Wednesday, March 12, 2008

newspapers: not necessarily doomed

Response from August 10 to Henry Blodget post about doomed newspapers:

There are two aspects to what we think of as a "newspaper": the physical medium and the content aggregation of mainstream print journalism.

The physical medium of paper is in many ways superior to our current generation of displays. It won't go away until we have daylight readable 20000:1 contrast-ratio flexible displays. That doesn't mean the print-newspaper business isn't doomed. Subscription numbers are in a nose dive, and still have a long way to fall.

Yet the aggregation of mainstream print journalism via a different medium still has a chance for success. The killer app for mainstream media is producing quality content. Bloggers can't support foreign offices, for example. Micheal Yon, Micheal Totten and other "embedded bloggers" are the exceptions that prove the rule. Distributed locality where you don't need a correspondent in, say, Beijing because Chinese Bloggers cover it, only partially solves this. There is something to be said for an expert outsider reporting news & trends.
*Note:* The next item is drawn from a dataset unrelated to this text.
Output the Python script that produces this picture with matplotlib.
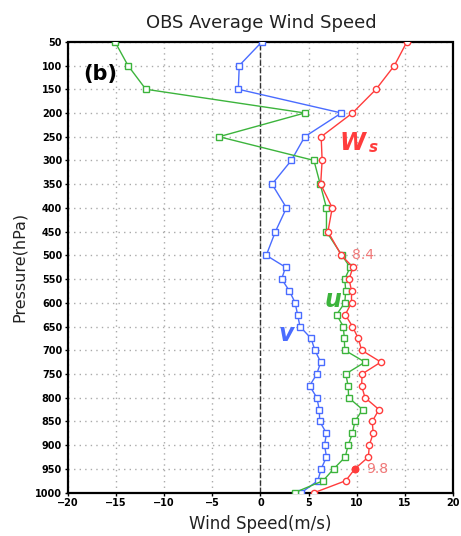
import matplotlib
matplotlib.use("Agg")
import matplotlib.pyplot as plt
import numpy as np

# ---- data ----
pressure = [50, 100, 150, 200, 250, 300, 350, 400, 450, 500,
            525, 550, 575, 600, 625, 650, 675, 700, 725, 750,
            775, 800, 825, 850, 875, 900, 925, 950, 975, 1000]
u_wind = [-15.1, -13.75, -11.9, 4.6, -4.3, 5.55, 6.2, 6.85, 6.85, 8.45,
          9.3, 8.75, 8.85, 8.75, 7.9, 8.6, 8.7, 8.75, 10.85, 8.85,
          9.1, 9.15, 10.6, 9.8, 9.55, 9.1, 8.8, 7.6, 6.5, 3.55]
v_wind = [0.15, -2.2, -2.3, 8.4, 4.6, 3.2, 1.2, 2.7, 1.55, 0.6,
          2.6, 2.2, 3.0, 3.6, 3.85, 4.1, 5.25, 5.65, 6.25, 5.85,
          5.1, 5.85, 6.1, 6.15, 6.85, 6.65, 6.85, 6.3, 5.95, 4.25]
ws = [15.2, 13.9, 12.0, 9.55, 6.3, 6.4, 6.25, 7.45, 7.0, 8.4,
      9.6, 9.2, 9.45, 9.45, 8.8, 9.55, 10.15, 10.5, 12.5, 10.55,
      10.5, 10.85, 12.3, 11.6, 11.7, 11.3, 11.2, 9.8, 8.85, 5.6]
xticks = [-20, -15, -10, -5, 0, 5, 10, 15, 20]
yticks = list(range(50, 1001, 50))
title = "OBS Average Wind Speed"

GREEN = "#3cb43c"
BLUE = "#4a6cff"
RED = "#ff3c3c"
PINK = "#f07878"

fig = plt.figure(figsize=(4.61, 5.36), dpi=100)
ax = fig.add_axes([0.147, 0.081, 0.836, 0.841])

ax.set_xlim(-20, 20)
ax.set_ylim(1000, 50)
ax.set_xticks(xticks)
ax.set_yticks(yticks)
ax.set_xticklabels([f"{t}".replace("-", "\u2212") for t in xticks],
                   fontsize=7, fontweight="bold")
ax.set_yticklabels([str(t) for t in yticks], fontsize=7, fontweight="bold")
ax.tick_params(direction="out", length=2.5, width=1, pad=1.5)

ax.grid(True, color="#aaaaaa", linestyle=(0, (1, 3)), linewidth=1)
ax.set_axisbelow(True)
ax.axvline(0, color="#333333", linestyle=(0, (4, 1.5)), linewidth=1, zorder=1.5)

for sp in ax.spines.values():
    sp.set_linestyle((0, (2.5, 1)))
    sp.set_linewidth(1.6)
    sp.set_color("black")

ax.plot(v_wind, pressure, color=BLUE, lw=1, marker="s", ms=4.2,
        mfc="white", mec=BLUE, mew=1, zorder=3)
ax.plot(u_wind, pressure, color=GREEN, lw=1, marker="s", ms=4.2,
        mfc="white", mec=GREEN, mew=1, zorder=4)
ax.plot(ws, pressure, color=RED, lw=1, marker="o", ms=4.5,
        mfc="white", mec=RED, mew=1, zorder=5)
i950 = pressure.index(950)
ax.plot([ws[i950]], [pressure[i950]], marker="o", ms=4.5, color=RED, zorder=6)

ax.text(9.5, 500, "8.4", color=PINK, fontsize=10, va="center", ha="left")
ax.text(11.0, 950, "9.8", color=PINK, fontsize=10, va="center", ha="left")

ax.text(-18.4, 118, "(b)", fontsize=15, fontweight="bold", va="center", ha="left")
ax.text(8.2, 263, "W", color=RED, fontsize=17, fontweight="bold",
        fontstyle="italic", va="center", ha="left")
ax.text(11.3, 272, "s", color=RED, fontsize=11, fontweight="bold",
        fontstyle="italic", va="center", ha="left")
ax.text(7.5, 594, "u", color=GREEN, fontsize=17, fontweight="bold",
        fontstyle="italic", va="center", ha="center")
ax.text(2.7, 665, "v", color=BLUE, fontsize=17, fontweight="bold",
        fontstyle="italic", va="center", ha="center")

fig.text(0.566, 0.957, title, fontsize=13, ha="center", va="center", color="#222222")
ax.set_xlabel("Wind Speed(m/s)", fontsize=12, labelpad=5, color="#222222")
ax.set_ylabel("Pressure(hPa)", fontsize=11.5, labelpad=6, color="#222222")

fig.savefig("out.png", dpi=100)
So newspapers aren't necessarily screwed. If there were a way to directly support good content proportional to its value, good written journalism provided by online newspapers could survive and even thrive. The high hurdles of subscription and premium content and the indirect path of ad revenue aren't good enough. The article is right about the numbers.

I'm working on a startup that would allow a distributed set of people to directly support online content. In this way, newspapers could evolve to become aggregations of professional bloggers and journalists, providing high quality content for a profit.